Thursday March 21st 2024 10:30am EDT BRNG B206 Marie-Françoise Roy Université de Rennes
Algebraic winding numbers

Using a new algebraic definition of the winding number we prove in [PR2] a fully general complex root counting result, improving a former result of [E]. This result is closely related to our quantitative approach of the Fundamental Theorem of Algebra [PR1]. While complex analysis methods compute the winding number through an integral, the algebraic method uses only real algebraic geometry methods on univariate polynomials, counts properly zeroes at vertices or edges and is valid for any real closed field.

Joint work with Daniel Perrucci, University of Buenos Aires, Argentina.

  • [E] M. Eisermann, The fundamental theorem of algebra made effective: an elementary real-algebraic proof via Sturm chains. Amer. Math. Monthly 119 (2012), no. 9, 715–752.
  • [PR1] D. Perrucci, M.-F. Roy, Quantitative fundamental theorem of algebra. Q. J. Math. 70 (2019), no. 3, 1009–1037.
  • [PR2] D. Perrucci, M.-F. Roy, Algebraic winding number. arXiv:2305.08638v1 [math.AG]

Thursday April 18th 2024 10:30am EDT BRNG B206 Jenna Zomback University of Maryland
Ergodic theorems along trees

In the classical pointwise ergodic theorem for a probability measure preserving (pmp) transformation $T$, one takes averages of a given integrable function over the intervals $(x, Tx, T^2 x,...,T^n x)$ in front of the point x. We prove a “backward” ergodic theorem for a countable-to-one pmp $T$, where the averages are taken over subtrees of the graph of $T$ that are rooted at x and lie behind x (in the direction of $T^{-1}$).
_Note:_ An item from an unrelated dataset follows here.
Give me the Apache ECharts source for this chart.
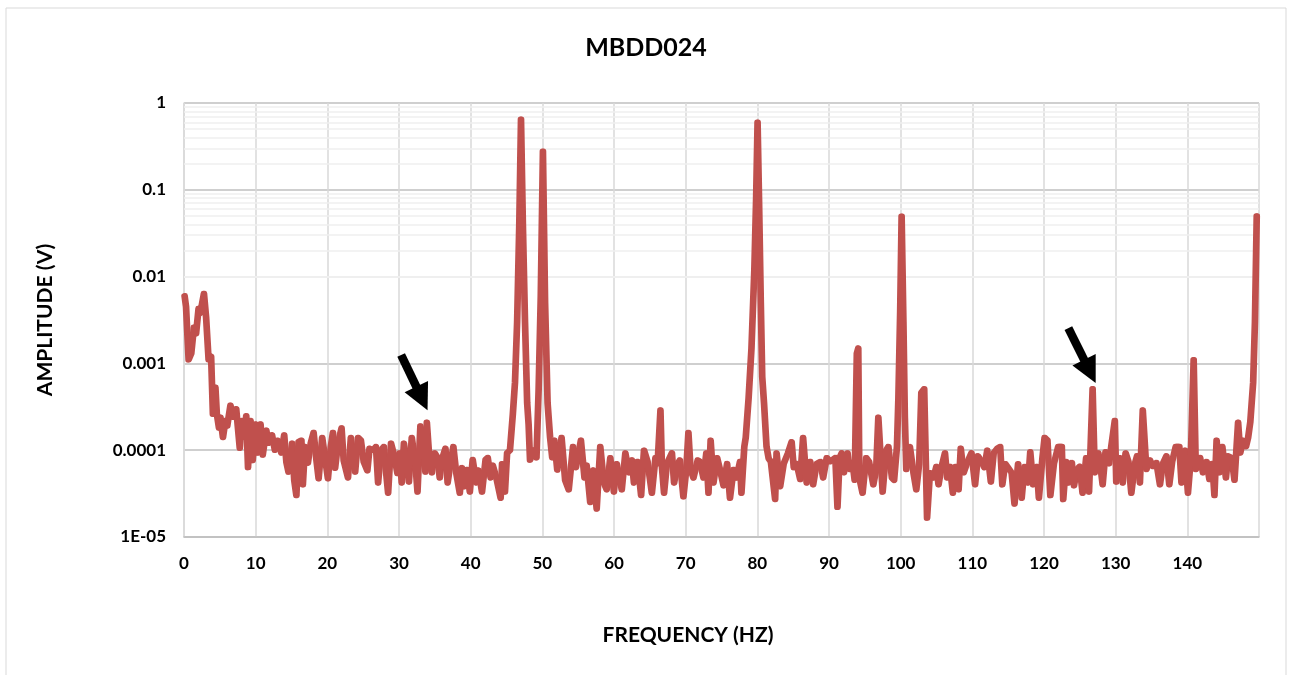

Surprisingly, this theorem yields forward ergodic theorems for countable groups, in particular, one for pmp actions of free groups of finite rank, and can be extended to yield ergodic theorems for pmp actions of free semigroups as well. In each case, the averages are taken along subtrees of the standard Cayley graph rooted at the identity. This is joint work with Anush Tserunyan.

Friday May 3rd 2024
***Please also note unusual day/location***
10:30am EDT SCHM 123 Mariana Vicaria University of California, Los Angeles (UCLA)
An Imaginary Ax-Kochen Ershov principle

(joint with Rideau-Kikuchi)

One of the most striking results of the model theory of henselian valued fields is the Ax-Kochen/Ershov principle, which roughly states that the first order theory of a henselian valued field that is unramified is completely determined by the first order theory of its residue field and the first order theory of its value group.

Our leading question is: Can one obtain an Imaginary Ax-Kochen/Ershov principle?

In previous work, I showed that the complexity of the value group requires adding the stabilizer sorts. In previous work, Hils and Rideau-Kikuchi showed that the complexity of the residue field reflects by adding the interpretable sets of the linear sorts. In this talk we present recent results on weak elimination of imaginaries that combine both strategies for a large class of (almost all) henselian valued fields of equicharacteristic zero.